If wind shear is present in the lowest levels of the atmosphere near the ground, along with other key factors, tornadoes could be likely.

A supercell thunderstorm is made up of multiple components, but the two most important to tornado formation is the forward flank downdraft, FFD, and the rear flank downdraft, RFD.

The FFD is where the majority of the rain and large hail can be found. It is often located on the northwest side of the storm. Rain and hail is lofted high into the sky by the updraft, which is then pushed down stream by upper level winds and falls away from the updraft, allowing it to continue.

The FFD is a cooler region of the storm, made so by the rain cooling the air around it. This area often has a low cloud base. Sometimes the precipitation manifests itself in an inflow tail, which point towards the storm’s updraft, this is a key sign the storm is still taking in air and could strengthen.

The other part is the RFD, which is a complex process of wind momentum being pushed downward.

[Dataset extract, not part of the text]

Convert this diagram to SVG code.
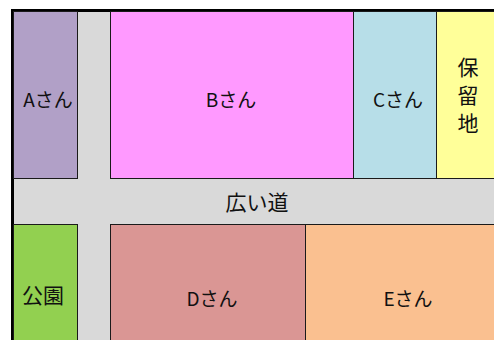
<svg xmlns="http://www.w3.org/2000/svg" width="494" height="340" viewBox="0 0 494 340">
  <style>
    .blk { stroke: #1a1a1a; stroke-width: 1; }
    .lbl { font-family: "Noto Sans CJK JP", "Noto Sans", sans-serif; font-size: 19px; fill: #111; text-anchor: middle; }
    .kanji { font-size: 21px; }
  </style>
  <rect x="0" y="0" width="494" height="340" fill="#ffffff"/>
  <g id="road">
    <rect x="14" y="12" width="480" height="328" fill="#d9d9d9"/>
    <text class="lbl kanji" x="257" y="210">広い道</text>
  </g>
  <g id="border">
    <rect x="11" y="9" width="483" height="3" fill="#000"/>
    <rect x="11" y="9" width="3" height="331" fill="#000"/>
  </g>
  <g id="nodeA">
    <rect class="blk" x="13.5" y="11.5" width="64" height="167" fill="#b1a0c7"/>
    <text class="lbl" x="48" y="107">Aさん</text>
  </g>
  <g id="nodeB">
    <rect class="blk" x="110.5" y="11.5" width="243" height="167" fill="#ff99ff"/>
    <text class="lbl" x="231" y="107">Bさん</text>
  </g>
  <g id="nodeC">
    <rect class="blk" x="353.5" y="11.5" width="83" height="167" fill="#b7dee8"/>
    <text class="lbl" x="398" y="107">Cさん</text>
  </g>
  <g id="nodeReserve">
    <rect class="blk" x="436.5" y="11.5" width="60" height="167" fill="#ffff99"/>
    <text class="lbl kanji" x="468" y="75">保</text>
    <text class="lbl kanji" x="468" y="103">留</text>
    <text class="lbl kanji" x="468" y="131">地</text>
  </g>
  <g id="nodePark">
    <rect class="blk" x="13.5" y="224.5" width="64" height="120" fill="#92d050"/>
    <text class="lbl kanji" x="43" y="303">公園</text>
  </g>
  <g id="nodeD">
    <rect class="blk" x="110.5" y="224.5" width="195" height="120" fill="#da9694"/>
    <text class="lbl" x="212" y="306">Dさん</text>
  </g>
  <g id="nodeE">
    <rect class="blk" x="305.5" y="224.5" width="195" height="120" fill="#fac090"/>
    <text class="lbl" x="408" y="306">Eさん</text>
  </g>
  <g id="connectors"></g>
</svg>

This structure wraps around the updraft of of the storm and can even suck in precipitation into it, giving supercells and characteristic, “hook echo,” Mortiz said.

The RFD is mainly dry, with a higher cloud base, said Mortiz. Due to the dryness, when this feature wraps around, it can create a, “clear slot,” in the back of the storm. This is believed to be a component in the birth of a tornado; they often form on the northern edge of this slot.

For those out spotting in the field, Mortiz said to keep maintain their own, “social distance,” from the storm. Spotters should be close enough to see, but far enough to escape.

Landspouts and Lookalikes

There are different types of tornadoes than those produced by supercells and phenomena which look much like actual tornadoes and can fool spotters and the public.

A gustnado often forms in the outflow region of the storm, and due to wind shear, can begin a ground circulation which looks much like a tornado on the ground, but the giveaway is the feature is not connected to the rotation of the storm itself.

A landspout tornado is a true tornado, but one which is not being driven by the RFD of a supercell. Instead these can form when circulation on different boundaries is tilted into the vertical. These tornadoes often have a translucent tube look, while not as powerful as supercell tornadoes, they can still pose a danger, with some winds in excess of 100 mph.